Check every line below for the string "standalone", and copy the lines that contain it.

---

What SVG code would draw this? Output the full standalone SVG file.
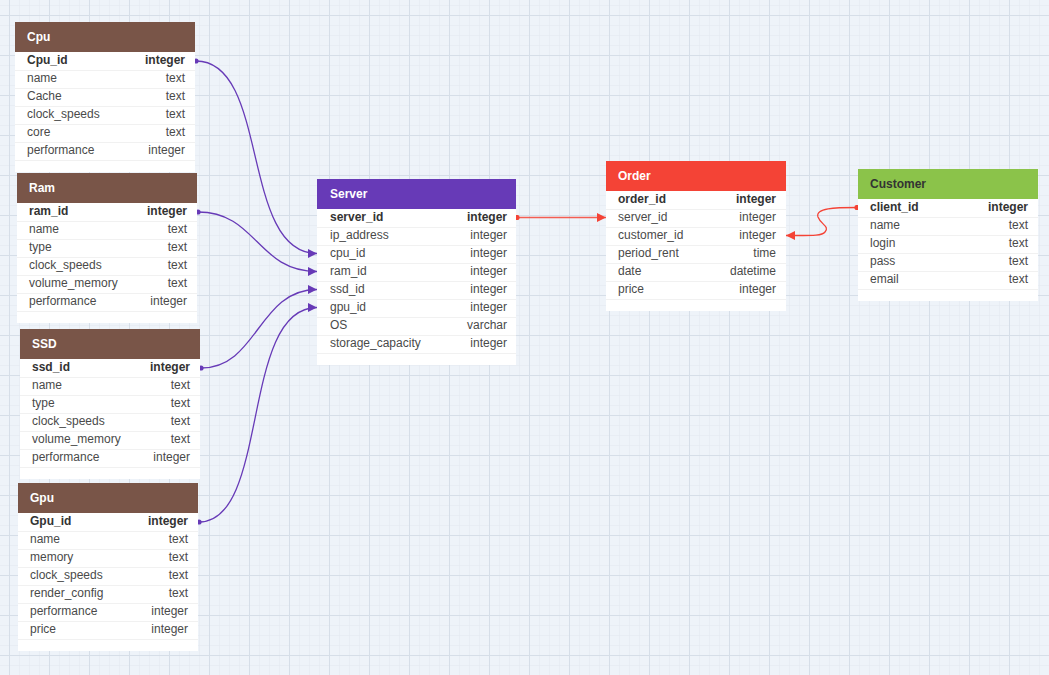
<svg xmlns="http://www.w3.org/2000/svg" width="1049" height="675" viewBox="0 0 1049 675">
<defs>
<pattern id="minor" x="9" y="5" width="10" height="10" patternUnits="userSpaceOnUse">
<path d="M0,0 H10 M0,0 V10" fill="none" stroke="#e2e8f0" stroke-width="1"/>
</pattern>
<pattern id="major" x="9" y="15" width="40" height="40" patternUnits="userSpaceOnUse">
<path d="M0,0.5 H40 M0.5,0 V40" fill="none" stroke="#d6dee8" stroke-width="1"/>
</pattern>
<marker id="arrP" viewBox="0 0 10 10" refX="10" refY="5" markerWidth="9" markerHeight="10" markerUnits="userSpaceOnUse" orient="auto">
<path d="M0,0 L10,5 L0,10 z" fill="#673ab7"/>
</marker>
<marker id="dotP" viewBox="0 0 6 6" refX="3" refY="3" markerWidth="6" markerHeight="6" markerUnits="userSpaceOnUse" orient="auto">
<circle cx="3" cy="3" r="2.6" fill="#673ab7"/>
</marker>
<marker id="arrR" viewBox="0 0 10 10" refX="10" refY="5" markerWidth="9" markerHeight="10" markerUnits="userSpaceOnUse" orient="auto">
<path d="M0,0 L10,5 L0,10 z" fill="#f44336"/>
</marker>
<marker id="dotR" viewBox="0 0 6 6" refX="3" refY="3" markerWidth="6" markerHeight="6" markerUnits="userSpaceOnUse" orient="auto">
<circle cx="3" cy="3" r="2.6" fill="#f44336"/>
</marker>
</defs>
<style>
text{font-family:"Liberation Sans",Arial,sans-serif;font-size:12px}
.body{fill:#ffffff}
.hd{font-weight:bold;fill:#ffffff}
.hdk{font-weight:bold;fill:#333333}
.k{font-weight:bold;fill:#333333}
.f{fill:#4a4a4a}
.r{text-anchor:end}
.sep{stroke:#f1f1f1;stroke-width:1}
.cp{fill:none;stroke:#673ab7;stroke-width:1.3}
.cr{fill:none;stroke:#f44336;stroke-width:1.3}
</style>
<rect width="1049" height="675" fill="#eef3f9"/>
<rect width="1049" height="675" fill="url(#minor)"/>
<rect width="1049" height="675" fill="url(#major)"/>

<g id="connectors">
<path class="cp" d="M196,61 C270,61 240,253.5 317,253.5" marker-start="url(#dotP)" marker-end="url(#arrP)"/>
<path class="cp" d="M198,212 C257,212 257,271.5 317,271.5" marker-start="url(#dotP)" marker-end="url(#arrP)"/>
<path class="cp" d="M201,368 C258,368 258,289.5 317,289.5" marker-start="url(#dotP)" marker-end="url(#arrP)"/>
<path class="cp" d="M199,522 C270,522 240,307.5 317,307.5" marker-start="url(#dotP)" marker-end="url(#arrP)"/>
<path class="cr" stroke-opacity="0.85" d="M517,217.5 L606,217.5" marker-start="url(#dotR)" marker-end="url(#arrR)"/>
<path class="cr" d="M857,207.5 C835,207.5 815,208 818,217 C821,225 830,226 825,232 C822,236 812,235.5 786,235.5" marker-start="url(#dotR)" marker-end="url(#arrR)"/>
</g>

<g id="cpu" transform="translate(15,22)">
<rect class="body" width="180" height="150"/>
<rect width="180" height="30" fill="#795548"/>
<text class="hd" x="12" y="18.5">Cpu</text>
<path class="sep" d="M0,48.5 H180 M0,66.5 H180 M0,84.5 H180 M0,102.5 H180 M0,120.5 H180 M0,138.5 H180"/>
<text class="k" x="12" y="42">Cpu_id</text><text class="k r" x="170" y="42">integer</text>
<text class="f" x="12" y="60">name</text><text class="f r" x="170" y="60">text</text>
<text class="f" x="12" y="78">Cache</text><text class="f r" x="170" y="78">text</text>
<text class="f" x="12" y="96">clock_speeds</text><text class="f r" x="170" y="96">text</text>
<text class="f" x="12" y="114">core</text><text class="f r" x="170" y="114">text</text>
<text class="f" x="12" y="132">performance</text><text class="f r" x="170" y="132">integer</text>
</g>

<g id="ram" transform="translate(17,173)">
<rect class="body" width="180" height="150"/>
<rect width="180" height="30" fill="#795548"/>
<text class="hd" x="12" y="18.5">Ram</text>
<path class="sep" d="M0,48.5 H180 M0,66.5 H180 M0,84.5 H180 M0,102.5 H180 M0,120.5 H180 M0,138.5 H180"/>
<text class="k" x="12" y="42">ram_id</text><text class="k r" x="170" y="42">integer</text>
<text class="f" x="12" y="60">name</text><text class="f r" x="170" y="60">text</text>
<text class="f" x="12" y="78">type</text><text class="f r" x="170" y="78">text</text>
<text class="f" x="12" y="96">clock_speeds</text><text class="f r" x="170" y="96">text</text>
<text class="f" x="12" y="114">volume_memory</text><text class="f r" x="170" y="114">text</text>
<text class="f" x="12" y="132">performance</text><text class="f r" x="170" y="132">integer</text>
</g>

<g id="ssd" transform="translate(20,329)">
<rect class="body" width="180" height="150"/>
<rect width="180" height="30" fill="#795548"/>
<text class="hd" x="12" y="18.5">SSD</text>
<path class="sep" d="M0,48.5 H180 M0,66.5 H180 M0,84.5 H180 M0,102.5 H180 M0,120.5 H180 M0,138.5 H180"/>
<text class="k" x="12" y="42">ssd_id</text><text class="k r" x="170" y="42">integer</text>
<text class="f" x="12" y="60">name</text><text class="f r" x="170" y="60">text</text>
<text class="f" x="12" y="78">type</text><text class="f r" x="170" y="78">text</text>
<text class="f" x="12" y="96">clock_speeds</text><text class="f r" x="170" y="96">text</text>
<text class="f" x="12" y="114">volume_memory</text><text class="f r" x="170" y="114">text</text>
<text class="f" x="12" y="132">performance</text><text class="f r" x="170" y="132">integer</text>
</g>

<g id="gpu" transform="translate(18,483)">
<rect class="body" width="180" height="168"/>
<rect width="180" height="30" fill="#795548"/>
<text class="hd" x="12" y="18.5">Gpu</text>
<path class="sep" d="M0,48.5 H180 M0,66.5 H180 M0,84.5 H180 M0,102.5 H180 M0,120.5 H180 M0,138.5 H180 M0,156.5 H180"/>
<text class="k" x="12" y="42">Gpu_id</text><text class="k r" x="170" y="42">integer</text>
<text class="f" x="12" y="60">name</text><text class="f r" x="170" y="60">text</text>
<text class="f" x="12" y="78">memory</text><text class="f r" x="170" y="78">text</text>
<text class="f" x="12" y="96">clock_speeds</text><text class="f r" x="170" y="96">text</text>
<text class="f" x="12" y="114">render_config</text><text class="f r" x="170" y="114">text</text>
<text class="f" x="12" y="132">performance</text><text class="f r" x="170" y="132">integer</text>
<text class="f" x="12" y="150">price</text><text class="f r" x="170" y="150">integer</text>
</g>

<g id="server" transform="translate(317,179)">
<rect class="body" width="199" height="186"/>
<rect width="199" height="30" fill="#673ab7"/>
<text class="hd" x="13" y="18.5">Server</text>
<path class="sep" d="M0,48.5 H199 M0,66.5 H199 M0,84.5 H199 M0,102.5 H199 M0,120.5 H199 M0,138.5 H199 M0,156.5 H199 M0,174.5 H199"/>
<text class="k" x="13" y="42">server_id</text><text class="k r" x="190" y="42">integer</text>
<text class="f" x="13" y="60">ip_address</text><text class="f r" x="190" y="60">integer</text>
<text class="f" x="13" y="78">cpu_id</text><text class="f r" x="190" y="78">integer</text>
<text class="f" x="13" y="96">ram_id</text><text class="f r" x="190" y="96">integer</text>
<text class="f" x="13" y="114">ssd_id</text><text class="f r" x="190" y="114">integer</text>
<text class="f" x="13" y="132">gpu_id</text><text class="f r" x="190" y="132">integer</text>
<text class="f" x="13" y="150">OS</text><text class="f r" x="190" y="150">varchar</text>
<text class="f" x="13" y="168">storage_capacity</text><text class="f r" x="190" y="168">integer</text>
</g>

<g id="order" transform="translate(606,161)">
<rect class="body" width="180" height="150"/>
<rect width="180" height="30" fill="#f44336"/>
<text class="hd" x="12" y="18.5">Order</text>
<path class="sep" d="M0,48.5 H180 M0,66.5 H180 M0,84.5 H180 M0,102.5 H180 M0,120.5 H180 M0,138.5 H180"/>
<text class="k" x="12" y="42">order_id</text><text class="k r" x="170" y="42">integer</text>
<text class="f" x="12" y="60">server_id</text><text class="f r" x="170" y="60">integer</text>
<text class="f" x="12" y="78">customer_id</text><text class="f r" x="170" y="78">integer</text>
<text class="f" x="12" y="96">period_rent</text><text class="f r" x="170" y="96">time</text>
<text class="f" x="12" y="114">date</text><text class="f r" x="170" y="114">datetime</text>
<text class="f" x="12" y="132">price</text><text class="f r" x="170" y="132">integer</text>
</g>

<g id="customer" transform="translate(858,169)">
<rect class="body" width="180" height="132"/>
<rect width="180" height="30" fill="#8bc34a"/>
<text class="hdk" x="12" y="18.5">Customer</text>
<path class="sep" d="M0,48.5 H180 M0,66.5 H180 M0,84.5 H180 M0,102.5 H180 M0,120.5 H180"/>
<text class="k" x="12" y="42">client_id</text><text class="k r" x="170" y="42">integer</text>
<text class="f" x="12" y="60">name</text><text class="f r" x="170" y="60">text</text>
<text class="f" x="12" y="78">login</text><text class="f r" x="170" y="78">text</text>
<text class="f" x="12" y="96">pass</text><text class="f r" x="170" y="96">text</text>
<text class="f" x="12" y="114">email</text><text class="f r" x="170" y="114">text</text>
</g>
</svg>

---

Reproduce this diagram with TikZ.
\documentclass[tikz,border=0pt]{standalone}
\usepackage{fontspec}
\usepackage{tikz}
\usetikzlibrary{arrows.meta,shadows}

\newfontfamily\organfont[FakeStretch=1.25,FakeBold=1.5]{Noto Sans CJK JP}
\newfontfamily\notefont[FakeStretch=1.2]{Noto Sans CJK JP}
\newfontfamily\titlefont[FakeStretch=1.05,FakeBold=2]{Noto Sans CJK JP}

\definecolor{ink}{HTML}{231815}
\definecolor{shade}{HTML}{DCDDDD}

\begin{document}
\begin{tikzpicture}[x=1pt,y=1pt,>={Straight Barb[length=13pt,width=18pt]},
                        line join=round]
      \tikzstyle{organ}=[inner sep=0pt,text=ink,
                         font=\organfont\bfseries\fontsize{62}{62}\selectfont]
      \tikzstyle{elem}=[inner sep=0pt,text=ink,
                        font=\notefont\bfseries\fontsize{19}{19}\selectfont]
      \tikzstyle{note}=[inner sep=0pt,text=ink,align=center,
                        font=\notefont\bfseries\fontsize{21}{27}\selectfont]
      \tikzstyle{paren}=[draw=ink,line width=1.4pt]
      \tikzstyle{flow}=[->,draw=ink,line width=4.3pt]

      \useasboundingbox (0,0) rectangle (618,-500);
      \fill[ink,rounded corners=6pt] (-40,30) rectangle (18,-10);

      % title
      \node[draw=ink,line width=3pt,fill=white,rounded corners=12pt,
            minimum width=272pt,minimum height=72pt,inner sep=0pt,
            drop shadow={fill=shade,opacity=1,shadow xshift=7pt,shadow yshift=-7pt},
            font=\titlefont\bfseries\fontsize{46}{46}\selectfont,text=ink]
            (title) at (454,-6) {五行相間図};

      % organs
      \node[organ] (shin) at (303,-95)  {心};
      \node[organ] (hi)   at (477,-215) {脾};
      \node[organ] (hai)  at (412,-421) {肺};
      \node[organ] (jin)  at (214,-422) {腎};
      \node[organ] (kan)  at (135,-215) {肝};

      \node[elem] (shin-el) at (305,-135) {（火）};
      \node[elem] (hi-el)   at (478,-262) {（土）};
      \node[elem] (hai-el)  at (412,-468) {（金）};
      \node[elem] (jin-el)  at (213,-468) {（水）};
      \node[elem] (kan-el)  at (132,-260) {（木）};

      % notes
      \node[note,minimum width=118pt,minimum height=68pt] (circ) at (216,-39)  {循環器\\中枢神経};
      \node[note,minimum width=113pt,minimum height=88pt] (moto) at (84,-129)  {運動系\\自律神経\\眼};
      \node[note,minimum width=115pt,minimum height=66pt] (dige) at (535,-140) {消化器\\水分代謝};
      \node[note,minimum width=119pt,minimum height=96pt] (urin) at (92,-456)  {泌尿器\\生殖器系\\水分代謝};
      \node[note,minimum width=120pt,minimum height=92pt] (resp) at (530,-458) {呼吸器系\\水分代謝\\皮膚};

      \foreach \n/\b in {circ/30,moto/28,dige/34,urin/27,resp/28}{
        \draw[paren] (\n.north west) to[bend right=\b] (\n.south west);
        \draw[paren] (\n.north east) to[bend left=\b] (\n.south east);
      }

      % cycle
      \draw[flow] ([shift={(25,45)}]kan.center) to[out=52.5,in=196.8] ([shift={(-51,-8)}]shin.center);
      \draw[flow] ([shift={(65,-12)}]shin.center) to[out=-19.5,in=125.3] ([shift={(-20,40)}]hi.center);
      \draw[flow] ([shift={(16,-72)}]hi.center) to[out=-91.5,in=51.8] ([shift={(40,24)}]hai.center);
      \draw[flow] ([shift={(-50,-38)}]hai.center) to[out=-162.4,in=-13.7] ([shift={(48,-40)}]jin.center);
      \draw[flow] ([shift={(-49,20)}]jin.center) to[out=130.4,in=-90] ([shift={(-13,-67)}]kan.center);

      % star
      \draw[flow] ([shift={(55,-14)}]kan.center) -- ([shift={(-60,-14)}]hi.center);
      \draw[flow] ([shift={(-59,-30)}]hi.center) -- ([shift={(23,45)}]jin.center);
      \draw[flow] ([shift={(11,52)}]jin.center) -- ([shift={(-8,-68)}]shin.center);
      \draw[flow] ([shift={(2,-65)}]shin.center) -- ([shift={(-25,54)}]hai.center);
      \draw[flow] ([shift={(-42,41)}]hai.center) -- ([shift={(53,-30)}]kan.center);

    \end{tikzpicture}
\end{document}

---

Problem solution.
What SVG code would draw this? Output the full standalone SVG file.
\documentclass[tikz,border=0pt]{standalone}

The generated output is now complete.